◆ **INSTRUCTIONS FOR THE TASK**
Give the data below again exactly as written, without its pictures.
☆ ☆ ☆ ☆
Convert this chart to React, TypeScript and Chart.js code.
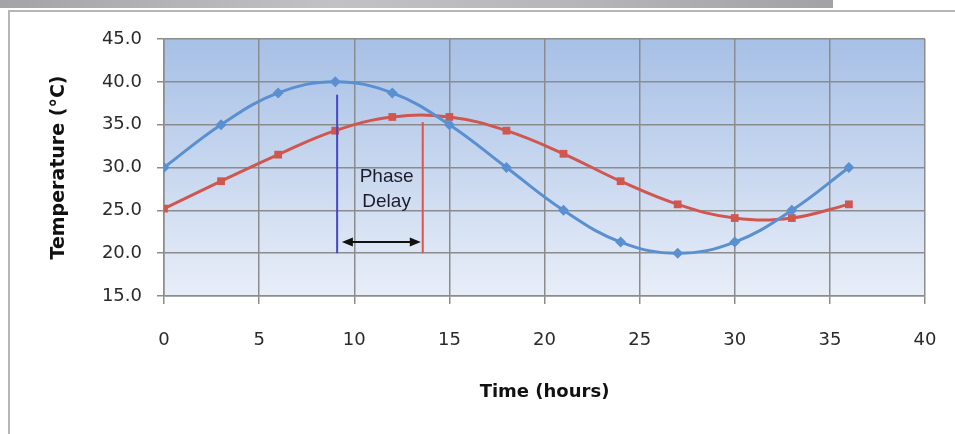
import React, { useEffect, useRef } from "react";
import { Chart, registerables } from "chart.js";

Chart.register(...registerables);

// ---- data ----
const hours = [0, 3, 6, 9, 12, 15, 18, 21, 24, 27, 30, 33, 36];
const surfaceTemp = [30.0, 35.0, 38.7, 40.0, 38.7, 35.0, 30.0, 25.0, 21.3, 20.0, 21.3, 25.0, 30.0];
const innerTemp = [25.2, 28.4, 31.5, 34.3, 35.9, 35.9, 34.3, 31.6, 28.4, 25.7, 24.1, 24.1, 25.7];

const xMin = 0;
const xMax = 40;
const xStep = 5;
const yMin = 15;
const yMax = 45;
const yStep = 5;

const xTitle = "Time (hours)";
const yTitle = "Temperature (°C)";

// phase delay annotation (data coordinates)
const peakLineX = [9.1, 20.0, 38.5]; // x, bottom, top
const lagLineX = [13.6, 20.0, 35.3]; // x, bottom, top
const arrowSpan = [9.35, 13.5, 21.3]; // from, to, y
const noteLines = ["Phase", "Delay"];
const noteX = 11.7;
const noteYs = [28.9, 26.0];

const BLUE = "#5a8fd0";
const RED = "#d0574f";

const bgPlugin = {
  id: "plotBg",
  beforeDraw(chart: any) {
    const { ctx, chartArea } = chart;
    if (!chartArea) return;
    const g = ctx.createLinearGradient(0, chartArea.top, 0, chartArea.bottom);
    g.addColorStop(0, "#a7c0e6");
    g.addColorStop(1, "#e8eef8");
    ctx.save();
    ctx.fillStyle = g;
    ctx.fillRect(chartArea.left, chartArea.top, chartArea.right - chartArea.left, chartArea.bottom - chartArea.top);
    ctx.restore();
  },
};

const notePlugin = {
  id: "phaseNote",
  afterDatasetsDraw(chart: any) {
    const { ctx } = chart;
    const xs = chart.scales.x;
    const ys = chart.scales.y;
    ctx.save();
    ctx.lineWidth = 2;
    // blue vertical
    ctx.strokeStyle = "#4646c8";
    ctx.beginPath();
    ctx.moveTo(xs.getPixelForValue(peakLineX[0]), ys.getPixelForValue(peakLineX[1]));
    ctx.lineTo(xs.getPixelForValue(peakLineX[0]), ys.getPixelForValue(peakLineX[2]));
    ctx.stroke();
    // red vertical
    ctx.strokeStyle = "#e0524c";
    ctx.beginPath();
    ctx.moveTo(xs.getPixelForValue(lagLineX[0]), ys.getPixelForValue(lagLineX[1]));
    ctx.lineTo(xs.getPixelForValue(lagLineX[0]), ys.getPixelForValue(lagLineX[2]));
    ctx.stroke();
    // double arrow
    const ax1 = xs.getPixelForValue(arrowSpan[0]);
    const ax2 = xs.getPixelForValue(arrowSpan[1]);
    const ay = ys.getPixelForValue(arrowSpan[2]);
    ctx.strokeStyle = "#111";
    ctx.fillStyle = "#111";
    ctx.lineWidth = 2;
    ctx.beginPath();
    ctx.moveTo(ax1 + 6, ay);
    ctx.lineTo(ax2 - 6, ay);
    ctx.stroke();
    const head = 11;
    const hw = 4.5;
    ctx.beginPath();
    ctx.moveTo(ax1, ay);
    ctx.lineTo(ax1 + head, ay - hw);
    ctx.lineTo(ax1 + head, ay + hw);
    ctx.closePath();
    ctx.fill();
    ctx.beginPath();
    ctx.moveTo(ax2, ay);
    ctx.lineTo(ax2 - head, ay - hw);
    ctx.lineTo(ax2 - head, ay + hw);
    ctx.closePath();
    ctx.fill();
    // text
    ctx.fillStyle = "#1c1c2a";
    ctx.font = '19px "Liberation Sans", Arial, sans-serif';
    ctx.textAlign = "center";
    ctx.textBaseline = "middle";
    noteLines.forEach((t, i) => {
      ctx.fillText(t, xs.getPixelForValue(noteX), ys.getPixelForValue(noteYs[i]));
    });
    ctx.restore();
  },
};

export default function App() {
  const canvasRef = useRef<HTMLCanvasElement | null>(null);

  useEffect(() => {
    const canvas = canvasRef.current;
    if (!canvas) return;
    const gridColor = "#8c8c8c";
    const chart = new Chart(canvas, {
      type: "line",
      data: {
        datasets: [
          {
            label: "Surface",
            data: hours.map((h, i) => ({ x: h, y: surfaceTemp[i] })),
            borderColor: BLUE,
            backgroundColor: BLUE,
            borderWidth: 3,
            tension: 0.4,
            pointStyle: "rectRot",
            pointRadius: 5.5,
            pointBorderWidth: 0,
            fill: false,
          },
          {
            label: "Interior",
            data: hours.map((h, i) => ({ x: h, y: innerTemp[i] })),
            borderColor: RED,
            backgroundColor: RED,
            borderWidth: 3,
            tension: 0.4,
            pointStyle: "rect",
            pointRadius: 5.5,
            pointBorderWidth: 0,
            fill: false,
          },
        ],
      },
      options: {
        animation: false,
        responsive: false,
        maintainAspectRatio: false,
        layout: { padding: { top: 39, right: 30, bottom: 0, left: 0 } },
        plugins: {
          legend: { display: false },
          tooltip: { enabled: false },
        },
        scales: {
          x: {
            type: "linear",
            min: xMin,
            max: xMax,
            bounds: "ticks",
            ticks: {
              stepSize: xStep,
              padding: 26,
              color: "#2a2a2a",
              font: { family: '"DejaVu Sans", sans-serif', size: 18 },
              maxRotation: 0,
            },
            grid: { color: gridColor, lineWidth: 1.5, tickLength: 8, tickColor: gridColor },
            border: { display: true, color: gridColor, width: 1.5 },
            title: {
              display: true,
              text: xTitle,
              color: "#111",
              font: { family: '"DejaVu Sans", sans-serif', size: 18, weight: "bold" },
              padding: { top: 0, bottom: 31 },
            },
            afterFit(scale: any) {
              scale.height = 138;
              scale.paddingLeft = 0;
              scale.paddingRight = 12;
            },
          },
          y: {
            type: "linear",
            min: yMin,
            max: yMax,
            ticks: {
              stepSize: yStep,
              padding: 15,
              color: "#2a2a2a",
              font: { family: '"DejaVu Sans", sans-serif', size: 18 },
              callback: (v: any) => Number(v).toFixed(1),
            },
            grid: { color: gridColor, lineWidth: 1.5, tickLength: 7, tickColor: gridColor },
            border: { display: true, color: gridColor, width: 1.5 },
            title: {
              display: true,
              text: yTitle,
              color: "#111",
              font: { family: '"DejaVu Sans", sans-serif', size: 19, weight: "bold" },
              padding: { top: 48, bottom: 0 },
            },
            afterFit(scale: any) {
              scale.width = 164;
              scale.paddingTop = 0;
              scale.paddingBottom = 0;
            },
          },
        },
      },
      plugins: [bgPlugin, notePlugin],
    } as any);
    return () => chart.destroy();
  }, []);

  return (
    <div
      style={{
        position: "absolute",
        left: 0,
        top: 0,
        width: 955,
        height: 434,
        background: "#ffffff",
        overflow: "hidden",
      }}
    >
      <div
        style={{
          position: "absolute",
          left: 0,
          top: 0,
          width: 833,
          height: 8,
          background: "linear-gradient(to right, #a4a4a8, #c2c2c4 40%, #b6b6b9 70%, #a2a2a6)",
        }}
      />
      <div
        style={{
          position: "absolute",
          left: 8,
          top: 10,
          width: 960,
          height: 440,
          borderTop: "2px solid #b6b6b6",
          borderLeft: "2px solid #b6b6b6",
        }}
      />
      <canvas
        ref={canvasRef}
        width={955}
        height={434}
        style={{ position: "absolute", left: 0, top: 0, width: 955, height: 434 }}
      />
    </div>
  );
}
☆ ☆ ☆ ☆
◆ **CORRECT OUTPUT**
Convert this chart to React, TypeScript and Chart.js code.
import React, { useEffect, useRef } from "react";
import { Chart, registerables } from "chart.js";

Chart.register(...registerables);

// ---- data ----
const hours = [0, 3, 6, 9, 12, 15, 18, 21, 24, 27, 30, 33, 36];
const surfaceTemp = [30.0, 35.0, 38.7, 40.0, 38.7, 35.0, 30.0, 25.0, 21.3, 20.0, 21.3, 25.0, 30.0];
const innerTemp = [25.2, 28.4, 31.5, 34.3, 35.9, 35.9, 34.3, 31.6, 28.4, 25.7, 24.1, 24.1, 25.7];

const xMin = 0;
const xMax = 40;
const xStep = 5;
const yMin = 15;
const yMax = 45;
const yStep = 5;

const xTitle = "Time (hours)";
const yTitle = "Temperature (°C)";

// phase delay annotation (data coordinates)
const peakLineX = [9.1, 20.0, 38.5]; // x, bottom, top
const lagLineX = [13.6, 20.0, 35.3]; // x, bottom, top
const arrowSpan = [9.35, 13.5, 21.3]; // from, to, y
const noteLines = ["Phase", "Delay"];
const noteX = 11.7;
const noteYs = [28.9, 26.0];

const BLUE = "#5a8fd0";
const RED = "#d0574f";

const bgPlugin = {
  id: "plotBg",
  beforeDraw(chart: any) {
    const { ctx, chartArea } = chart;
    if (!chartArea) return;
    const g = ctx.createLinearGradient(0, chartArea.top, 0, chartArea.bottom);
    g.addColorStop(0, "#a7c0e6");
    g.addColorStop(1, "#e8eef8");
    ctx.save();
    ctx.fillStyle = g;
    ctx.fillRect(chartArea.left, chartArea.top, chartArea.right - chartArea.left, chartArea.bottom - chartArea.top);
    ctx.restore();
  },
};

const notePlugin = {
  id: "phaseNote",
  afterDatasetsDraw(chart: any) {
    const { ctx } = chart;
    const xs = chart.scales.x;
    const ys = chart.scales.y;
    ctx.save();
    ctx.lineWidth = 2;
    // blue vertical
    ctx.strokeStyle = "#4646c8";
    ctx.beginPath();
    ctx.moveTo(xs.getPixelForValue(peakLineX[0]), ys.getPixelForValue(peakLineX[1]));
    ctx.lineTo(xs.getPixelForValue(peakLineX[0]), ys.getPixelForValue(peakLineX[2]));
    ctx.stroke();
    // red vertical
    ctx.strokeStyle = "#e0524c";
    ctx.beginPath();
    ctx.moveTo(xs.getPixelForValue(lagLineX[0]), ys.getPixelForValue(lagLineX[1]));
    ctx.lineTo(xs.getPixelForValue(lagLineX[0]), ys.getPixelForValue(lagLineX[2]));
    ctx.stroke();
    // double arrow
    const ax1 = xs.getPixelForValue(arrowSpan[0]);
    const ax2 = xs.getPixelForValue(arrowSpan[1]);
    const ay = ys.getPixelForValue(arrowSpan[2]);
    ctx.strokeStyle = "#111";
    ctx.fillStyle = "#111";
    ctx.lineWidth = 2;
    ctx.beginPath();
    ctx.moveTo(ax1 + 6, ay);
    ctx.lineTo(ax2 - 6, ay);
    ctx.stroke();
    const head = 11;
    const hw = 4.5;
    ctx.beginPath();
    ctx.moveTo(ax1, ay);
    ctx.lineTo(ax1 + head, ay - hw);
    ctx.lineTo(ax1 + head, ay + hw);
    ctx.closePath();
    ctx.fill();
    ctx.beginPath();
    ctx.moveTo(ax2, ay);
    ctx.lineTo(ax2 - head, ay - hw);
    ctx.lineTo(ax2 - head, ay + hw);
    ctx.closePath();
    ctx.fill();
    // text
    ctx.fillStyle = "#1c1c2a";
    ctx.font = '19px "Liberation Sans", Arial, sans-serif';
    ctx.textAlign = "center";
    ctx.textBaseline = "middle";
    noteLines.forEach((t, i) => {
      ctx.fillText(t, xs.getPixelForValue(noteX), ys.getPixelForValue(noteYs[i]));
    });
    ctx.restore();
  },
};

export default function App() {
  const canvasRef = useRef<HTMLCanvasElement | null>(null);

  useEffect(() => {
    const canvas = canvasRef.current;
    if (!canvas) return;
    const gridColor = "#8c8c8c";
    const chart = new Chart(canvas, {
      type: "line",
      data: {
        datasets: [
          {
            label: "Surface",
            data: hours.map((h, i) => ({ x: h, y: surfaceTemp[i] })),
            borderColor: BLUE,
            backgroundColor: BLUE,
            borderWidth: 3,
            tension: 0.4,
            pointStyle: "rectRot",
            pointRadius: 5.5,
            pointBorderWidth: 0,
            fill: false,
          },
          {
            label: "Interior",
            data: hours.map((h, i) => ({ x: h, y: innerTemp[i] })),
            borderColor: RED,
            backgroundColor: RED,
            borderWidth: 3,
            tension: 0.4,
            pointStyle: "rect",
            pointRadius: 5.5,
            pointBorderWidth: 0,
            fill: false,
          },
        ],
      },
      options: {
        animation: false,
        responsive: false,
        maintainAspectRatio: false,
        layout: { padding: { top: 39, right: 30, bottom: 0, left: 0 } },
        plugins: {
          legend: { display: false },
          tooltip: { enabled: false },
        },
        scales: {
          x: {
            type: "linear",
            min: xMin,
            max: xMax,
            bounds: "ticks",
            ticks: {
              stepSize: xStep,
              padding: 26,
              color: "#2a2a2a",
              font: { family: '"DejaVu Sans", sans-serif', size: 18 },
              maxRotation: 0,
            },
            grid: { color: gridColor, lineWidth: 1.5, tickLength: 8, tickColor: gridColor },
            border: { display: true, color: gridColor, width: 1.5 },
            title: {
              display: true,
              text: xTitle,
              color: "#111",
              font: { family: '"DejaVu Sans", sans-serif', size: 18, weight: "bold" },
              padding: { top: 0, bottom: 31 },
            },
            afterFit(scale: any) {
              scale.height = 138;
              scale.paddingLeft = 0;
              scale.paddingRight = 12;
            },
          },
          y: {
            type: "linear",
            min: yMin,
            max: yMax,
            ticks: {
              stepSize: yStep,
              padding: 15,
              color: "#2a2a2a",
              font: { family: '"DejaVu Sans", sans-serif', size: 18 },
              callback: (v: any) => Number(v).toFixed(1),
            },
            grid: { color: gridColor, lineWidth: 1.5, tickLength: 7, tickColor: gridColor },
            border: { display: true, color: gridColor, width: 1.5 },
            title: {
              display: true,
              text: yTitle,
              color: "#111",
              font: { family: '"DejaVu Sans", sans-serif', size: 19, weight: "bold" },
              padding: { top: 48, bottom: 0 },
            },
            afterFit(scale: any) {
              scale.width = 164;
              scale.paddingTop = 0;
              scale.paddingBottom = 0;
            },
          },
        },
      },
      plugins: [bgPlugin, notePlugin],
    } as any);
    return () => chart.destroy();
  }, []);

  return (
    <div
      style={{
        position: "absolute",
        left: 0,
        top: 0,
        width: 955,
        height: 434,
        background: "#ffffff",
        overflow: "hidden",
      }}
    >
      <div
        style={{
          position: "absolute",
          left: 0,
          top: 0,
          width: 833,
          height: 8,
          background: "linear-gradient(to right, #a4a4a8, #c2c2c4 40%, #b6b6b9 70%, #a2a2a6)",
        }}
      />
      <div
        style={{
          position: "absolute",
          left: 8,
          top: 10,
          width: 960,
          height: 440,
          borderTop: "2px solid #b6b6b6",
          borderLeft: "2px solid #b6b6b6",
        }}
      />
      <canvas
        ref={canvasRef}
        width={955}
        height={434}
        style={{ position: "absolute", left: 0, top: 0, width: 955, height: 434 }}
      />
    </div>
  );
}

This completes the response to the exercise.